TASK GOAL — All of the listing below must be repeated word for word. Pictures are the only thing to omit.

SUPPLIED DATA —

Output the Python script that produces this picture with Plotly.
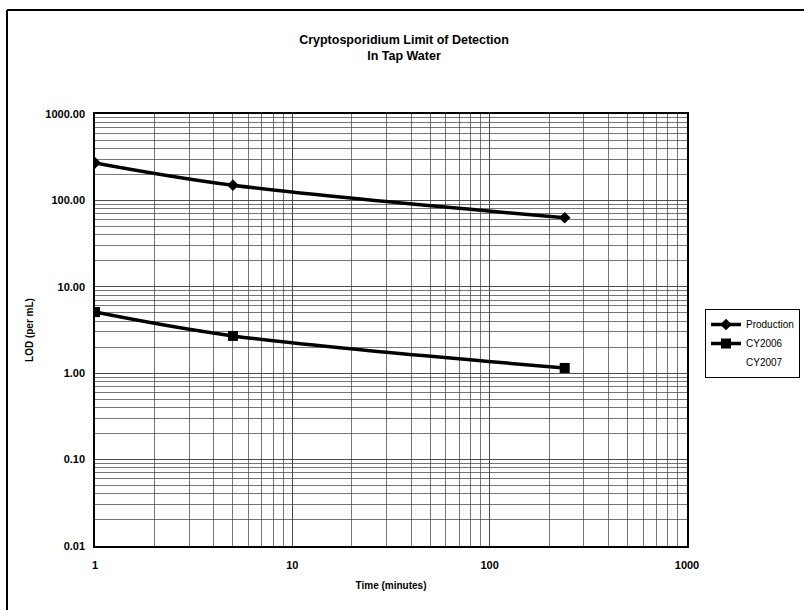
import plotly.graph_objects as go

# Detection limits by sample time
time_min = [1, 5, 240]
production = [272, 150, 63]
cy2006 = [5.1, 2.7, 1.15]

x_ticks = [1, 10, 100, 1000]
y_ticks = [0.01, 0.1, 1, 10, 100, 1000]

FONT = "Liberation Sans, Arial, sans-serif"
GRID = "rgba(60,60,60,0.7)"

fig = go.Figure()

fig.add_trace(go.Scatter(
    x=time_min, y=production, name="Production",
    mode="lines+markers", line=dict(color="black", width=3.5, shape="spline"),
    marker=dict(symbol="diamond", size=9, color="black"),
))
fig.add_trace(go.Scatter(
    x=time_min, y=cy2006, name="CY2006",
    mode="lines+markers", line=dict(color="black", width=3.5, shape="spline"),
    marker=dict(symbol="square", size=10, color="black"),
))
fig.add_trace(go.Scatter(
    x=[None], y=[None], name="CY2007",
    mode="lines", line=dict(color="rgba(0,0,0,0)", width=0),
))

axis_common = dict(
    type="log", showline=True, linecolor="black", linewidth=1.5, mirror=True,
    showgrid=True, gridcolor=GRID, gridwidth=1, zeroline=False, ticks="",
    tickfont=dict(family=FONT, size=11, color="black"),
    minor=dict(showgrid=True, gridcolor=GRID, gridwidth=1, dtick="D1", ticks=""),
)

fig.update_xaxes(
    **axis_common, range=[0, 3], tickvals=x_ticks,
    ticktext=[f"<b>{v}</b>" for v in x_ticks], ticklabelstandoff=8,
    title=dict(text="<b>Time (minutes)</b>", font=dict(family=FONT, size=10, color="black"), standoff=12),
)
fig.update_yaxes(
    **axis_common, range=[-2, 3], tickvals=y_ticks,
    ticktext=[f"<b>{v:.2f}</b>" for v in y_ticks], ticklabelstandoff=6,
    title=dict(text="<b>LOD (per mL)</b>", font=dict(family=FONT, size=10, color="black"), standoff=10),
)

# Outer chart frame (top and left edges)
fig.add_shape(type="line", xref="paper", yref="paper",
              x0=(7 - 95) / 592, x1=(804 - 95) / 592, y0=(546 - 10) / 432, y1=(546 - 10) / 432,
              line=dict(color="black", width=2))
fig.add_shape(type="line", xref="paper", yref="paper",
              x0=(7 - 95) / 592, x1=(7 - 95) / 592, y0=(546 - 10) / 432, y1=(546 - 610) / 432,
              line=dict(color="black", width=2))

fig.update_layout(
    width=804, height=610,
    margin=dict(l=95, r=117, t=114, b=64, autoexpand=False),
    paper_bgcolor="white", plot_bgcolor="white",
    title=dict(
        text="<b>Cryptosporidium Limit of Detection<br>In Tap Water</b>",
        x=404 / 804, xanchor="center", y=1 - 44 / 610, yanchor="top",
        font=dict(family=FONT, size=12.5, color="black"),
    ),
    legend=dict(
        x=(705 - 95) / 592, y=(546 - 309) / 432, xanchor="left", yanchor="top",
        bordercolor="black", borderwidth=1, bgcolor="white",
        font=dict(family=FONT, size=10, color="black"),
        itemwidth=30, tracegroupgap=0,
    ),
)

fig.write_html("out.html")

RESULT —
Output the Python script that produces this picture with Plotly.
import plotly.graph_objects as go

# Detection limits by sample time
time_min = [1, 5, 240]
production = [272, 150, 63]
cy2006 = [5.1, 2.7, 1.15]

x_ticks = [1, 10, 100, 1000]
y_ticks = [0.01, 0.1, 1, 10, 100, 1000]

FONT = "Liberation Sans, Arial, sans-serif"
GRID = "rgba(60,60,60,0.7)"

fig = go.Figure()

fig.add_trace(go.Scatter(
    x=time_min, y=production, name="Production",
    mode="lines+markers", line=dict(color="black", width=3.5, shape="spline"),
    marker=dict(symbol="diamond", size=9, color="black"),
))
fig.add_trace(go.Scatter(
    x=time_min, y=cy2006, name="CY2006",
    mode="lines+markers", line=dict(color="black", width=3.5, shape="spline"),
    marker=dict(symbol="square", size=10, color="black"),
))
fig.add_trace(go.Scatter(
    x=[None], y=[None], name="CY2007",
    mode="lines", line=dict(color="rgba(0,0,0,0)", width=0),
))

axis_common = dict(
    type="log", showline=True, linecolor="black", linewidth=1.5, mirror=True,
    showgrid=True, gridcolor=GRID, gridwidth=1, zeroline=False, ticks="",
    tickfont=dict(family=FONT, size=11, color="black"),
    minor=dict(showgrid=True, gridcolor=GRID, gridwidth=1, dtick="D1", ticks=""),
)

fig.update_xaxes(
    **axis_common, range=[0, 3], tickvals=x_ticks,
    ticktext=[f"<b>{v}</b>" for v in x_ticks], ticklabelstandoff=8,
    title=dict(text="<b>Time (minutes)</b>", font=dict(family=FONT, size=10, color="black"), standoff=12),
)
fig.update_yaxes(
    **axis_common, range=[-2, 3], tickvals=y_ticks,
    ticktext=[f"<b>{v:.2f}</b>" for v in y_ticks], ticklabelstandoff=6,
    title=dict(text="<b>LOD (per mL)</b>", font=dict(family=FONT, size=10, color="black"), standoff=10),
)

# Outer chart frame (top and left edges)
fig.add_shape(type="line", xref="paper", yref="paper",
              x0=(7 - 95) / 592, x1=(804 - 95) / 592, y0=(546 - 10) / 432, y1=(546 - 10) / 432,
              line=dict(color="black", width=2))
fig.add_shape(type="line", xref="paper", yref="paper",
              x0=(7 - 95) / 592, x1=(7 - 95) / 592, y0=(546 - 10) / 432, y1=(546 - 610) / 432,
              line=dict(color="black", width=2))

fig.update_layout(
    width=804, height=610,
    margin=dict(l=95, r=117, t=114, b=64, autoexpand=False),
    paper_bgcolor="white", plot_bgcolor="white",
    title=dict(
        text="<b>Cryptosporidium Limit of Detection<br>In Tap Water</b>",
        x=404 / 804, xanchor="center", y=1 - 44 / 610, yanchor="top",
        font=dict(family=FONT, size=12.5, color="black"),
    ),
    legend=dict(
        x=(705 - 95) / 592, y=(546 - 309) / 432, xanchor="left", yanchor="top",
        bordercolor="black", borderwidth=1, bgcolor="white",
        font=dict(family=FONT, size=10, color="black"),
        itemwidth=30, tracegroupgap=0,
    ),
)

fig.write_html("out.html")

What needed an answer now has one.